Princess Diana's brother breaks down how it felt to ‘lose an arm'

Princess Diana’s brother has tugged at heartstrings with his admission about feeling an ‘amputation’ underway when his sister died

By
Web Desk
|
Charles Earl Spencer talks emotional ‘amputation’
Charles Earl Spencer talks emotional ‘amputation’

Charles Earl Spencer, Princess Diana’s brother recently stepped forward to share what it really felt like to lose his sister back in 1997.

He described the entire thing as a ‘great loss” in a chat with Loose Women and said, “It’s such an amputation.”

Because “you grow up with these people, they are your flesh and blood, they’re with you forever and then they’re gone.”

“You expect obviously first grandparents and then parents to go, and there’s the awful tragedy you mentioned of children going, but siblings, it’s a really extraordinary thing.”

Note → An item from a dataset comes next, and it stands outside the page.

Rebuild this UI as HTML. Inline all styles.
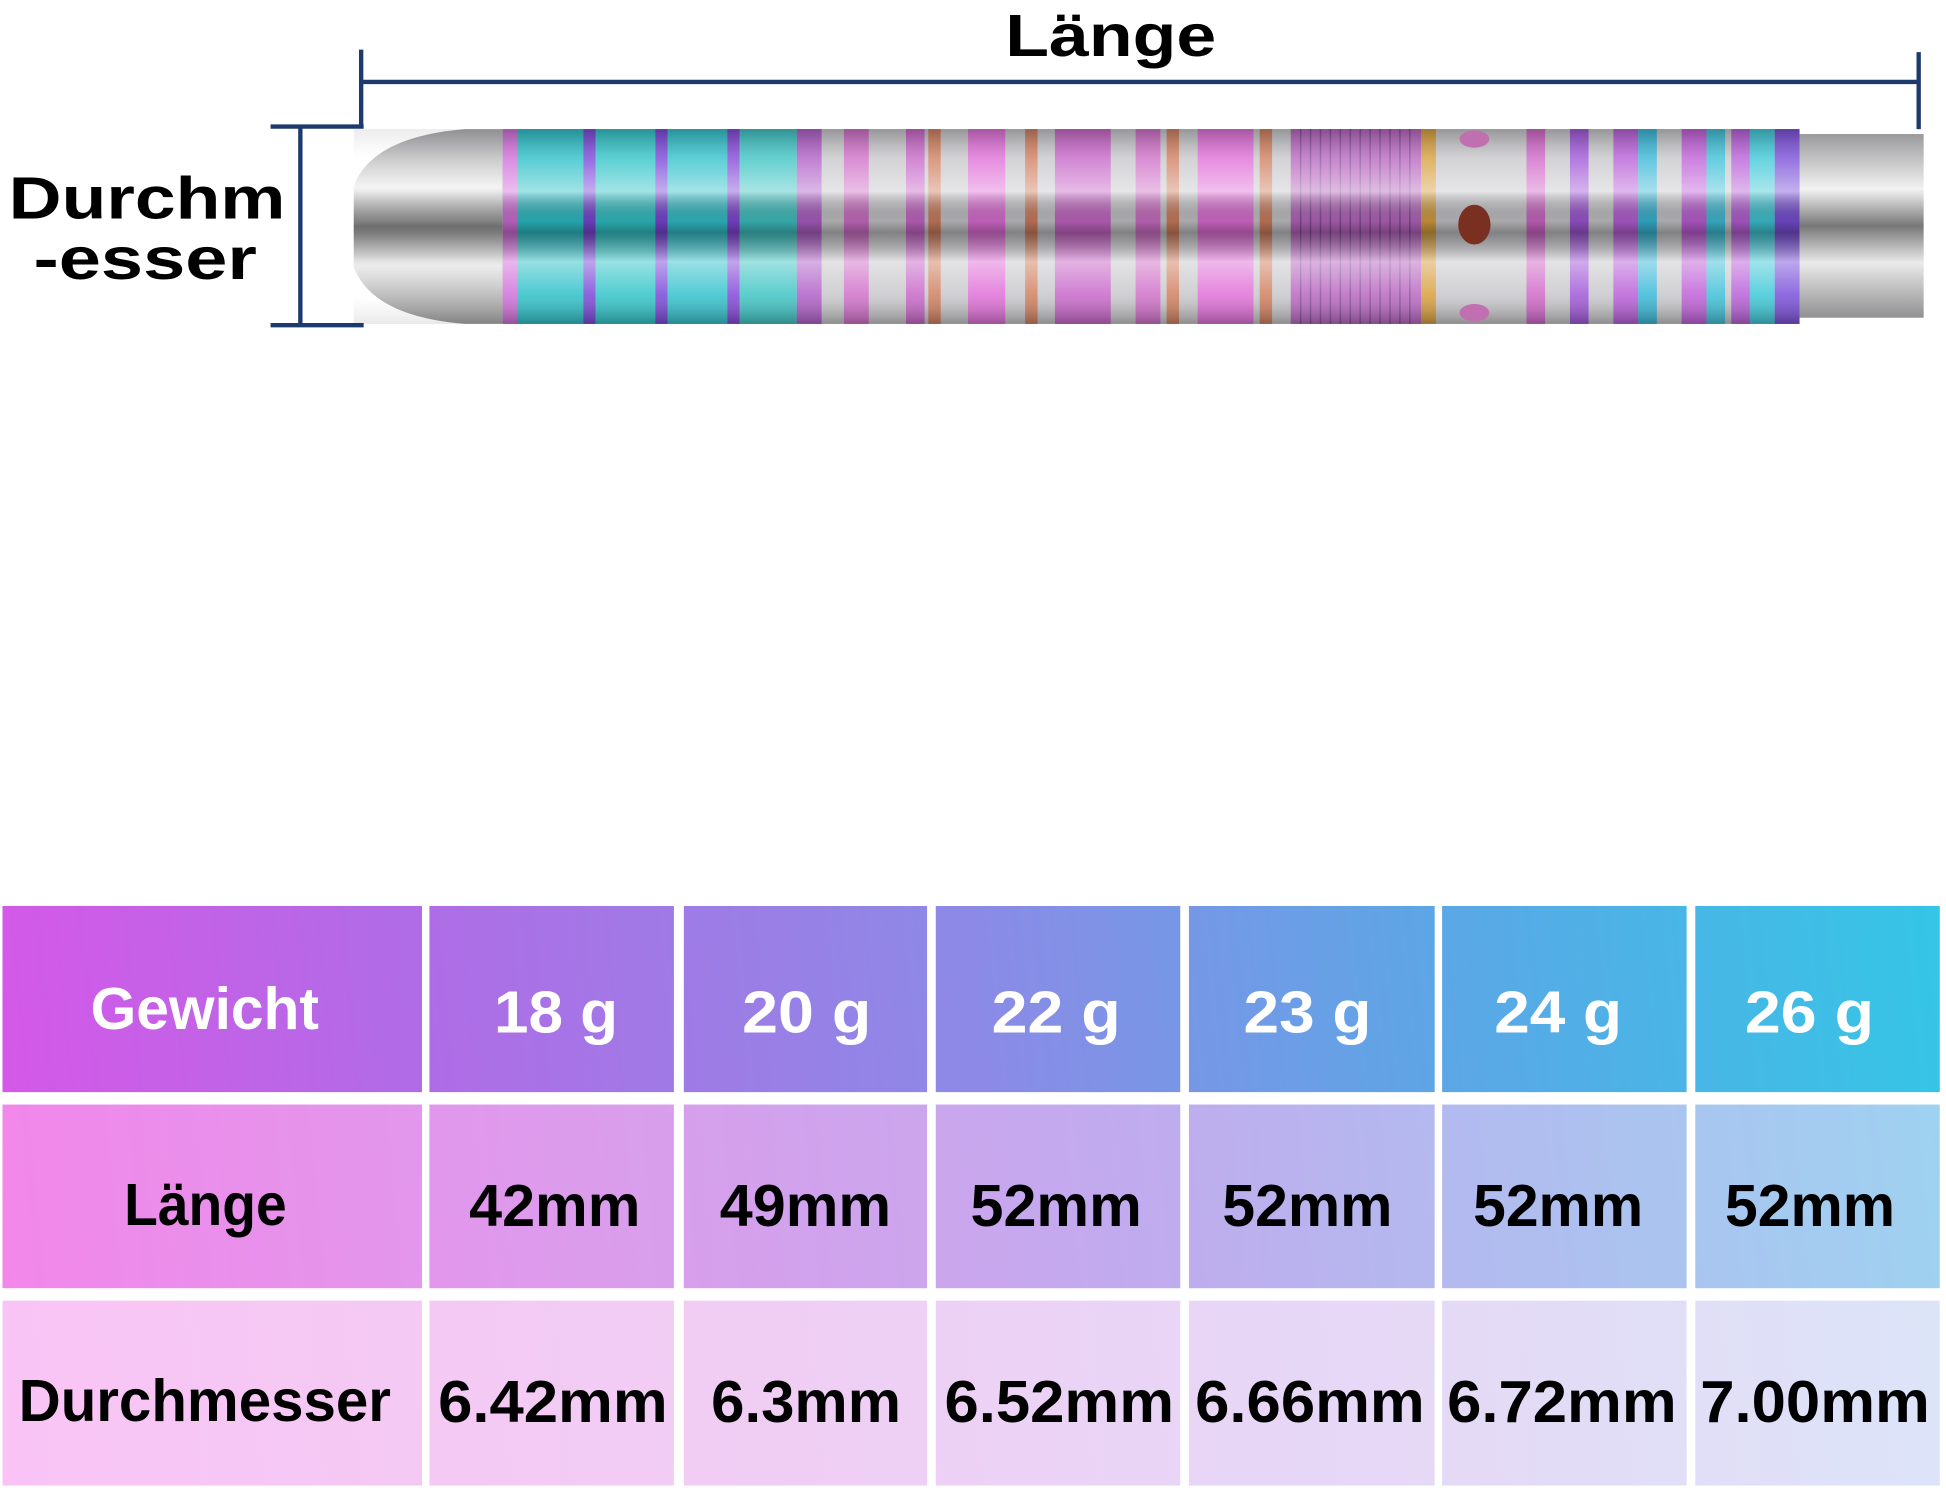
<!DOCTYPE html>
<html><head><meta charset="utf-8"><style>
html,body{margin:0;padding:0;background:#fff;}
svg{display:block;}
text{font-family:"Liberation Sans",sans-serif;font-weight:bold;}
</style></head><body>
<svg width="1946" height="1491" viewBox="0 0 1568 1201.4" xmlns="http://www.w3.org/2000/svg">
<defs>
<linearGradient id="r1" gradientUnits="userSpaceOnUse" x1="0" y1="880" x2="1568" y2="730">
<stop offset="0" stop-color="#d558e8"/><stop offset="0.2" stop-color="#b26ae6"/><stop offset="0.5" stop-color="#8c8ae6"/><stop offset="0.75" stop-color="#5aa8e6"/><stop offset="1" stop-color="#34c6e6"/></linearGradient>
<linearGradient id="r2" gradientUnits="userSpaceOnUse" x1="0" y1="1038" x2="1568" y2="890">
<stop offset="0" stop-color="#f287ea"/><stop offset="0.3" stop-color="#dc9cec"/><stop offset="0.6" stop-color="#bfacee"/><stop offset="1" stop-color="#9ed2f0"/></linearGradient>
<linearGradient id="r3" gradientUnits="userSpaceOnUse" x1="0" y1="1197" x2="1568" y2="1048">
<stop offset="0" stop-color="#f9c4f5"/><stop offset="0.4" stop-color="#f0cef4"/><stop offset="0.7" stop-color="#e6d8f6"/><stop offset="1" stop-color="#dce4f8"/></linearGradient>
<linearGradient id="shade" x1="0" y1="0" x2="0" y2="1">
<stop offset="0" stop-color="#000" stop-opacity="0.25"/><stop offset="0.15" stop-color="#fff" stop-opacity="0.2"/><stop offset="0.32" stop-color="#fff" stop-opacity="0.55"/><stop offset="0.47" stop-color="#000" stop-opacity="0.15"/><stop offset="0.53" stop-color="#000" stop-opacity="0.35"/><stop offset="0.68" stop-color="#fff" stop-opacity="0.5"/><stop offset="0.85" stop-color="#fff" stop-opacity="0.15"/><stop offset="1" stop-color="#000" stop-opacity="0.3"/></linearGradient>
<linearGradient id="silv" x1="0" y1="0" x2="0" y2="1">
<stop offset="0" stop-color="#9a9a9c"/><stop offset="0.3" stop-color="#f2f2f2"/><stop offset="0.5" stop-color="#777"/><stop offset="0.7" stop-color="#eaeaea"/><stop offset="1" stop-color="#909092"/></linearGradient>
</defs>

<!-- Top labels -->
<text x="895" y="45" font-size="48" text-anchor="middle" textLength="170" lengthAdjust="spacingAndGlyphs" fill="#000">Länge</text>
<text x="7" y="176" font-size="48" textLength="223" lengthAdjust="spacingAndGlyphs" fill="#000">Durchm</text>
<text x="27" y="225" font-size="48" textLength="180" lengthAdjust="spacingAndGlyphs" fill="#000">-esser</text>

<g stroke="#1d3a6c" stroke-width="3.5" fill="none">
<line x1="291" y1="40" x2="291" y2="102"/>
<line x1="291" y1="66" x2="1546" y2="66"/>
<line x1="1546" y1="42" x2="1546" y2="104"/>
<line x1="218" y1="102" x2="293" y2="102"/>
<line x1="242" y1="102" x2="242" y2="262"/>
<line x1="218" y1="262" x2="293" y2="262"/>
</g>

<!-- Dart -->
<path d="M405,104 L375,104 Q300,110 285,150 L285,215 Q300,255 375,261 L405,261 Z" fill="url(#silv)"/>
<rect x="1450" y="108" width="100" height="148" fill="url(#silv)"/>
<g>
<rect x="405" y="104" width="1045" height="157" fill="#c8c8cc"/>
<rect x="405" y="104" width="12" height="157" fill="#d070d8"/>
<rect x="417" y="104" width="53" height="157" fill="#2ec0c8"/>
<rect x="470" y="104" width="10" height="157" fill="#7a48d8"/>
<rect x="480" y="104" width="48" height="157" fill="#32c4c8"/>
<rect x="528" y="104" width="10" height="157" fill="#7a48d8"/>
<rect x="538" y="104" width="48" height="157" fill="#34c2cc"/>
<rect x="586" y="104" width="10" height="157" fill="#8448d8"/>
<rect x="596" y="104" width="46" height="157" fill="#40c4c4"/>
<rect x="642" y="104" width="20" height="157" fill="#b060c8"/>
<rect x="680" y="104" width="20" height="157" fill="#d070c8"/>
<rect x="730" y="104" width="15" height="157" fill="#c868c8"/>
<rect x="748" y="104" width="10" height="157" fill="#d08060"/>
<rect x="780" y="104" width="30" height="157" fill="#e070d8"/>
<rect x="826" y="104" width="10" height="157" fill="#d08060"/>
<rect x="850" y="104" width="45" height="157" fill="#c868c8"/>
<rect x="915" y="104" width="20" height="157" fill="#d070c8"/>
<rect x="940" y="104" width="10" height="157" fill="#d08060"/>
<rect x="965" y="104" width="45" height="157" fill="#e070d8"/>
<rect x="1015" y="104" width="10" height="157" fill="#d08060"/>
<rect x="1040" y="104" width="105" height="157" fill="#b868c0"/>
<rect x="1145" y="104" width="12" height="157" fill="#d8a040"/>
<rect x="1230" y="104" width="15" height="157" fill="#d068c8"/>
<rect x="1265" y="104" width="15" height="157" fill="#a058d8"/>
<rect x="1300" y="104" width="20" height="157" fill="#b860d8"/>
<rect x="1320" y="104" width="15" height="157" fill="#3ab8d8"/>
<rect x="1355" y="104" width="20" height="157" fill="#c060d8"/>
<rect x="1375" y="104" width="15" height="157" fill="#40c0d8"/>
<rect x="1395" y="104" width="15" height="157" fill="#b860d8"/>
<rect x="1410" y="104" width="20" height="157" fill="#40c8d8"/>
<rect x="1430" y="104" width="20" height="157" fill="#7a50d8"/>
<g stroke="#6a3a80" stroke-width="1.2" opacity="0.6">
<line x1="1048" y1="104" x2="1048" y2="261"/><line x1="1056" y1="104" x2="1056" y2="261"/><line x1="1064" y1="104" x2="1064" y2="261"/><line x1="1072" y1="104" x2="1072" y2="261"/><line x1="1080" y1="104" x2="1080" y2="261"/><line x1="1088" y1="104" x2="1088" y2="261"/><line x1="1096" y1="104" x2="1096" y2="261"/><line x1="1104" y1="104" x2="1104" y2="261"/><line x1="1112" y1="104" x2="1112" y2="261"/><line x1="1120" y1="104" x2="1120" y2="261"/><line x1="1128" y1="104" x2="1128" y2="261"/><line x1="1136" y1="104" x2="1136" y2="261"/>
</g>
<rect x="405" y="104" width="1045" height="157" fill="url(#shade)"/>
<rect x="285" y="104" width="120" height="157" fill="url(#shade)" opacity="0.3"/>
<ellipse cx="1188" cy="181" rx="13" ry="16" fill="#7a3020"/>
<ellipse cx="1188" cy="112" rx="12" ry="7" fill="#c070b0"/>
<ellipse cx="1188" cy="252" rx="12" ry="7" fill="#c070b0"/>
</g>

<!-- Table -->
<g>
<rect x="2" y="730" width="338" height="150" fill="url(#r1)"/>
<rect x="346" y="730" width="197" height="150" fill="url(#r1)"/>
<rect x="551" y="730" width="196" height="150" fill="url(#r1)"/>
<rect x="754" y="730" width="197" height="150" fill="url(#r1)"/>
<rect x="958" y="730" width="198" height="150" fill="url(#r1)"/>
<rect x="1162" y="730" width="197" height="150" fill="url(#r1)"/>
<rect x="1366" y="730" width="197" height="150" fill="url(#r1)"/>

<rect x="2" y="890" width="338" height="148" fill="url(#r2)"/>
<rect x="346" y="890" width="197" height="148" fill="url(#r2)"/>
<rect x="551" y="890" width="196" height="148" fill="url(#r2)"/>
<rect x="754" y="890" width="197" height="148" fill="url(#r2)"/>
<rect x="958" y="890" width="198" height="148" fill="url(#r2)"/>
<rect x="1162" y="890" width="197" height="148" fill="url(#r2)"/>
<rect x="1366" y="890" width="197" height="148" fill="url(#r2)"/>

<rect x="2" y="1048" width="338" height="149" fill="url(#r3)"/>
<rect x="346" y="1048" width="197" height="149" fill="url(#r3)"/>
<rect x="551" y="1048" width="196" height="149" fill="url(#r3)"/>
<rect x="754" y="1048" width="197" height="149" fill="url(#r3)"/>
<rect x="958" y="1048" width="198" height="149" fill="url(#r3)"/>
<rect x="1162" y="1048" width="197" height="149" fill="url(#r3)"/>
<rect x="1366" y="1048" width="197" height="149" fill="url(#r3)"/>
</g>

<g font-size="48" fill="#fff">
<text x="73" y="829" textLength="184" lengthAdjust="spacingAndGlyphs">Gewicht</text>
<text x="398" y="832" textLength="100" lengthAdjust="spacingAndGlyphs">18 g</text>
<text x="598" y="832" textLength="104" lengthAdjust="spacingAndGlyphs">20 g</text>
<text x="799" y="832" textLength="104" lengthAdjust="spacingAndGlyphs">22 g</text>
<text x="1002" y="832" textLength="103" lengthAdjust="spacingAndGlyphs">23 g</text>
<text x="1204" y="832" textLength="103" lengthAdjust="spacingAndGlyphs">24 g</text>
<text x="1406" y="832" textLength="104" lengthAdjust="spacingAndGlyphs">26 g</text>
</g>
<g font-size="48" fill="#000">
<text x="100" y="987" textLength="131" lengthAdjust="spacingAndGlyphs">Länge</text>
<text x="378" y="988" textLength="138" lengthAdjust="spacingAndGlyphs">42mm</text>
<text x="580" y="988" textLength="138" lengthAdjust="spacingAndGlyphs">49mm</text>
<text x="782" y="988" textLength="138" lengthAdjust="spacingAndGlyphs">52mm</text>
<text x="985" y="988" textLength="137" lengthAdjust="spacingAndGlyphs">52mm</text>
<text x="1187" y="988" textLength="137" lengthAdjust="spacingAndGlyphs">52mm</text>
<text x="1390" y="988" textLength="137" lengthAdjust="spacingAndGlyphs">52mm</text>
<text x="15" y="1145" textLength="300" lengthAdjust="spacingAndGlyphs">Durchmesser</text>
<text x="353" y="1146" textLength="185" lengthAdjust="spacingAndGlyphs">6.42mm</text>
<text x="573" y="1146" textLength="153" lengthAdjust="spacingAndGlyphs">6.3mm</text>
<text x="761" y="1146" textLength="185" lengthAdjust="spacingAndGlyphs">6.52mm</text>
<text x="963" y="1146" textLength="185" lengthAdjust="spacingAndGlyphs">6.66mm</text>
<text x="1166" y="1146" textLength="185" lengthAdjust="spacingAndGlyphs">6.72mm</text>
<text x="1370" y="1146" textLength="185" lengthAdjust="spacingAndGlyphs">7.00mm</text>
</g>
</svg>
</body></html>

He also went on to say, “because your instant thing for years after, after Diana died, I would think I must ring her and tell her something, because we shared the same sense of humour, and you just realise of course that’s not going to happen.”

“And then actually,” that time does come when “your family naturally folds in on itself,” he recounted.

Before concluding he also said, “You lose your parents. I have two sisters I adore, they’re quite a lot older than me, so I don’t have, I don’t share my childhood with anyone anymore. And that’s a great loss that you can never really put right.”